- Born: William Henry Luden March 5, 1859 Reading, Pennsylvania, U.S.
- Died: May 8, 1949 (aged 90) Atlantic City, New Jersey, U.S.
- Burial place: West Laurel Hill Cemetery, Bala Cynwyd, Pennsylvania, U.S.
- Occupation: Businessman
- Known for: Developed the menthol throat lozenge and founded the Luden's brand and company

= William H. Luden =

American businessman (1859–1949)

William Henry Luden (March 5, 1859 – May 8, 1949) was an American businessman who developed the menthol throat lozenge and founded the Luden's brand and company.

==Early life==
Luden was born March 5, 1859, in Reading, Pennsylvania, to Jacob and Sarah Luden.

==Career==
Luden left school at age 15 to work as an apprentice candymaker at Color & Barrett. After five years as an apprentice, he began his own business making "moshie", a Pennsylvania Dutch hard candy made with brown sugar and molasses, in his mother's kitchen.

Early 1900's packaging for Luden's Menthol Cough Drops

In 1881, Luden collaborated with a pharmacist to develop a menthol throat lozenge. He differentiated his cough drops with amber coloring which was different from the typical red cough drops sold at the time.

Menthol cough drops replaced the cumbersome vials of menthol that people with colds had carried to relieve their symptoms. He had retailers display his cough drops rather than the door to door sales tactics used at the time. Luden introduced new packaging methods, using wax paper to line the boxes in order to extend shelf life. He gave samples to railroad workers, who spread awareness of the product along railroad networks in an early example of word-of-mouth advertising.

In 1882, he moved his operations to 37 N. 5th St., and offered an extensive line, including cough drops, hard and soft candies, chocolates and marshmallow products. Luden manufactured his own chocolate for his candies unlike many confectioners of the time. He expanded his operations to a four-story building at Sixth and Washington streets in Reading and had approximately 150 employees. In 1923, he built a four-story factory on North Eighth and Walnut Street and had over 850 employees.
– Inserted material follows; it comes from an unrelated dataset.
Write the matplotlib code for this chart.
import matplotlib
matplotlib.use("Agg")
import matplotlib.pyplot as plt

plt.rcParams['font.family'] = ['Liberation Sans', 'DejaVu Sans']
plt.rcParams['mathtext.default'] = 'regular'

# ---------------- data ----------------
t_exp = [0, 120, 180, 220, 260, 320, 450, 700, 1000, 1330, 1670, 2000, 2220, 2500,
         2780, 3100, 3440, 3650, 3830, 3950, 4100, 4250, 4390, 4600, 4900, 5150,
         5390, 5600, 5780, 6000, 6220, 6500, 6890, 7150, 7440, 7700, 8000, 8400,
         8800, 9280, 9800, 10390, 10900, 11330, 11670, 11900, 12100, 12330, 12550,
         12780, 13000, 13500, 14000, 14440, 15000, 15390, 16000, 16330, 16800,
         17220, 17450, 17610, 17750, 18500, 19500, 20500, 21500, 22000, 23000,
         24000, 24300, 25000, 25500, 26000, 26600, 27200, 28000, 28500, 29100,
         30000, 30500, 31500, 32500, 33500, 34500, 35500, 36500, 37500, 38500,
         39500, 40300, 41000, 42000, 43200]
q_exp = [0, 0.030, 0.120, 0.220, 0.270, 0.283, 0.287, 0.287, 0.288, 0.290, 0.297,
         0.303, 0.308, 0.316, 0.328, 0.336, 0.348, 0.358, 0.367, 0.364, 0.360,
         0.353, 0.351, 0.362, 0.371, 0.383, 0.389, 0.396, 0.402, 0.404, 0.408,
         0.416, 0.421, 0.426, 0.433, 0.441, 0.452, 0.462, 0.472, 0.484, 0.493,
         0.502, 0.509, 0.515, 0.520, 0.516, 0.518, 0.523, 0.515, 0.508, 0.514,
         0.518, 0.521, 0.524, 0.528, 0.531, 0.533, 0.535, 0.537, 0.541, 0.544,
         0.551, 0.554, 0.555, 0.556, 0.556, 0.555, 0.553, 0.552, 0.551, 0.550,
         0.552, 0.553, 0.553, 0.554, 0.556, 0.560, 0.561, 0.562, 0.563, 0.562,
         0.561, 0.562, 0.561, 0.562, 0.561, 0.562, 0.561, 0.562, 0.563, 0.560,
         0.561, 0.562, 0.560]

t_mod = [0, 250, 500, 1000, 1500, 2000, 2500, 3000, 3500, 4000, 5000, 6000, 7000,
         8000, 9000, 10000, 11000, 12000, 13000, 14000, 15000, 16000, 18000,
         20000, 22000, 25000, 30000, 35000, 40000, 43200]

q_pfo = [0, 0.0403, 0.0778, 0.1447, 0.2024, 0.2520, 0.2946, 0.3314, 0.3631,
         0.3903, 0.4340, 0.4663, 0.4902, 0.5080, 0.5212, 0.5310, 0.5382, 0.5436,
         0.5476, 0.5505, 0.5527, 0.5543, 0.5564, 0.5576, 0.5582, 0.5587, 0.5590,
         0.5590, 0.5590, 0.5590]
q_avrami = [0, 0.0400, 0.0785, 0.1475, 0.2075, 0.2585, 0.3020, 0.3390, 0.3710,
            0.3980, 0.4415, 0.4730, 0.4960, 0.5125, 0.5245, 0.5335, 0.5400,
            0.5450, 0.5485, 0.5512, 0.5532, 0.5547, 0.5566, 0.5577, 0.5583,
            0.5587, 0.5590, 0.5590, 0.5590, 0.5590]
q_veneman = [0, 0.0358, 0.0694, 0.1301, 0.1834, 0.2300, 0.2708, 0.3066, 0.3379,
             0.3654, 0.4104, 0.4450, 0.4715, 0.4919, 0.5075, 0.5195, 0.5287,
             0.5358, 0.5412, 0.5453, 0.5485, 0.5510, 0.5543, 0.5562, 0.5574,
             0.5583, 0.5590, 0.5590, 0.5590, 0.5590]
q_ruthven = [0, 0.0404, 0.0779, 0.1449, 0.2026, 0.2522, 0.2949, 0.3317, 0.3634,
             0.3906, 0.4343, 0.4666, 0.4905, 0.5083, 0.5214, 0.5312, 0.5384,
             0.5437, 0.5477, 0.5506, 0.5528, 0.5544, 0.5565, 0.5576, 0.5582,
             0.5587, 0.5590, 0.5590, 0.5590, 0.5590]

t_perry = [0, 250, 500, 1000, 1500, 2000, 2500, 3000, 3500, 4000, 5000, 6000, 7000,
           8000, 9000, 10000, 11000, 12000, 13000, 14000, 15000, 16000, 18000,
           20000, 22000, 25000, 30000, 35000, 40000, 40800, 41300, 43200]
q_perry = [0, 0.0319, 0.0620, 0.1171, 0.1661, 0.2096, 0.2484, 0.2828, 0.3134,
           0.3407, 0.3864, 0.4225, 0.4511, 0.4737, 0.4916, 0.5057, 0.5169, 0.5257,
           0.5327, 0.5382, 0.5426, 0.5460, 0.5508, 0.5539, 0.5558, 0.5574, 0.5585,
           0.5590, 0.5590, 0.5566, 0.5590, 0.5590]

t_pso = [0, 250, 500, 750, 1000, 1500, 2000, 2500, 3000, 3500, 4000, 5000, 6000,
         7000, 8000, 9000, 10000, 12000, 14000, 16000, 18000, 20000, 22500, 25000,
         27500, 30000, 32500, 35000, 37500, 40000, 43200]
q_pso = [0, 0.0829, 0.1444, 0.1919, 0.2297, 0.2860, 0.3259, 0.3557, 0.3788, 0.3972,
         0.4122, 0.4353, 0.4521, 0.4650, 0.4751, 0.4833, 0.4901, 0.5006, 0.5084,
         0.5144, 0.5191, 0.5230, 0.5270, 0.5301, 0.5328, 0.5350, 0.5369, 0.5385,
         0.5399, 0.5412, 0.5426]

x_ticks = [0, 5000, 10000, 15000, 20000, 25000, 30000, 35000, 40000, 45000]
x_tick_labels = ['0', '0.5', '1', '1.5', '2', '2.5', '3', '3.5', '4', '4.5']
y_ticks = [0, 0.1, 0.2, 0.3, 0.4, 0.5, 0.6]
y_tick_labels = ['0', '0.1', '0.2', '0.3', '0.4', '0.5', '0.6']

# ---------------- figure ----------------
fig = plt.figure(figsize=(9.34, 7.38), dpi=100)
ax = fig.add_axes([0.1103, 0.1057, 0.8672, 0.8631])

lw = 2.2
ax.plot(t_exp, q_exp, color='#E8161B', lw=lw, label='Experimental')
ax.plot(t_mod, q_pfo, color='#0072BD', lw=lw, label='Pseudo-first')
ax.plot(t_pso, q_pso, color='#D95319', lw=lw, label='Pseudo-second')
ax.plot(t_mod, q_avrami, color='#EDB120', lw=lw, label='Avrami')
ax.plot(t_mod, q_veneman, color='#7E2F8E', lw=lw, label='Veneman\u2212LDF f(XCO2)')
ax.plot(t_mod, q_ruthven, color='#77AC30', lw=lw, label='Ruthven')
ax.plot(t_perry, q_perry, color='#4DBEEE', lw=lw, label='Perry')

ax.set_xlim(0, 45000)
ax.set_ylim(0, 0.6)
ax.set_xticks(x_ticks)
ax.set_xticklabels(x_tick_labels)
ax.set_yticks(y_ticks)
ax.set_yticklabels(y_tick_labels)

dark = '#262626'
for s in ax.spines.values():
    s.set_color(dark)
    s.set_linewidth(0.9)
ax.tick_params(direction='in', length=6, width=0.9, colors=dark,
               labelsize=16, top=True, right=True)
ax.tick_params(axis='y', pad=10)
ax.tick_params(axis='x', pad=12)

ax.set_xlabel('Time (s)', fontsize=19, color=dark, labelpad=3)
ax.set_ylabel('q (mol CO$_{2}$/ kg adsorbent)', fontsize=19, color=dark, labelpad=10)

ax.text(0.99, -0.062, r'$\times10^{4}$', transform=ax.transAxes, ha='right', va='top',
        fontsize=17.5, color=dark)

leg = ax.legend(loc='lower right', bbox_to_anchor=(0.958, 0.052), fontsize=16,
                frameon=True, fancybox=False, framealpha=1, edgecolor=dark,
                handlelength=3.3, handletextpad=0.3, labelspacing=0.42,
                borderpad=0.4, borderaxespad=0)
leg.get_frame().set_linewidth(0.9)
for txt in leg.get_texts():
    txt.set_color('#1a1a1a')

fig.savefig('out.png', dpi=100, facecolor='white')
In 1890, Luden was involved in the creation of the Schuykill Valley Bank and served as director. In 1904, through his patronage, the Reading Natatorium was built in Reading to foster basketball programs.

In January 1928, Luden sold the company to Daniel W. Dietrich for 6.5 million dollars and retired. The Luden's brand has subsequently transferred ownership several times.
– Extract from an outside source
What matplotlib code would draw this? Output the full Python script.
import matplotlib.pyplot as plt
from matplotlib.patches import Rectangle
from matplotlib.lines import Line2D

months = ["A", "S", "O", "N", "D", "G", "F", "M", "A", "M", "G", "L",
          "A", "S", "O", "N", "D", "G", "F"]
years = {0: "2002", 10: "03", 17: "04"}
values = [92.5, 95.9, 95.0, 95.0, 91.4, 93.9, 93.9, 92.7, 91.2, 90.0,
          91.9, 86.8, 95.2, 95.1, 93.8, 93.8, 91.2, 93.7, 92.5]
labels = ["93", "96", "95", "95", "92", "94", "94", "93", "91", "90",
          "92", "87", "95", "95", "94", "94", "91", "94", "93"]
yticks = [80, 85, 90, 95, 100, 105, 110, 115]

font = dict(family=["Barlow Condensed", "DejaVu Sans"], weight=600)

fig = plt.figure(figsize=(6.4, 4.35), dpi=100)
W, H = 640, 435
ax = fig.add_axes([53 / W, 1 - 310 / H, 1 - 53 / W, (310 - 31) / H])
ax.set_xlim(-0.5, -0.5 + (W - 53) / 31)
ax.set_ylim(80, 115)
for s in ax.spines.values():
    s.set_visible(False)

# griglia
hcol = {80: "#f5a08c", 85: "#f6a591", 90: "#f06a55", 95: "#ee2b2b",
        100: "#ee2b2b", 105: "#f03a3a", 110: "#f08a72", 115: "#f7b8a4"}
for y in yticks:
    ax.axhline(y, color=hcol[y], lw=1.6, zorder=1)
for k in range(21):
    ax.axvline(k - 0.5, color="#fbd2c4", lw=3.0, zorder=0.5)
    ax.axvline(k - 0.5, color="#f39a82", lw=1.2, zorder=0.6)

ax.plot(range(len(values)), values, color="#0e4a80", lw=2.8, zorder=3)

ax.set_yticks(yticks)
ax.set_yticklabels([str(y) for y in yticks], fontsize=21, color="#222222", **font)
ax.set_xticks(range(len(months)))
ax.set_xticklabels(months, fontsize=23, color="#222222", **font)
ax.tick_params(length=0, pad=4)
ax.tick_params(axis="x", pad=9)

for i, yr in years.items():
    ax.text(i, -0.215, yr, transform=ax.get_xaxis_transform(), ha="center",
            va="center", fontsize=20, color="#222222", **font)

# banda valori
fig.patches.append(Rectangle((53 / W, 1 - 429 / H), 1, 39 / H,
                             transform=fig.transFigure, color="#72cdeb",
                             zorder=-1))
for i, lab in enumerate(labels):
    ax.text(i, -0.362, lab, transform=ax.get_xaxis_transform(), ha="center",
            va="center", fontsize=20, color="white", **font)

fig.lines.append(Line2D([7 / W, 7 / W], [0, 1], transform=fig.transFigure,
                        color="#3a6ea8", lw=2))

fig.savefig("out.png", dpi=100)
He was a member of the National Confectioners Association and the Reading Board of Trade.

Luden died May 8, 1949, of a heart attack in Atlantic City, New Jersey. He was interred at West Laurel Hill Cemetery in Bala Cynwyd, Pennsylvania.

==Personal life==
Luden was married in 1889 to Annie Ritter and together they had eight children. After his first wife died, he was married a second time to Kathryn Faisig in 1916, and together they had two children.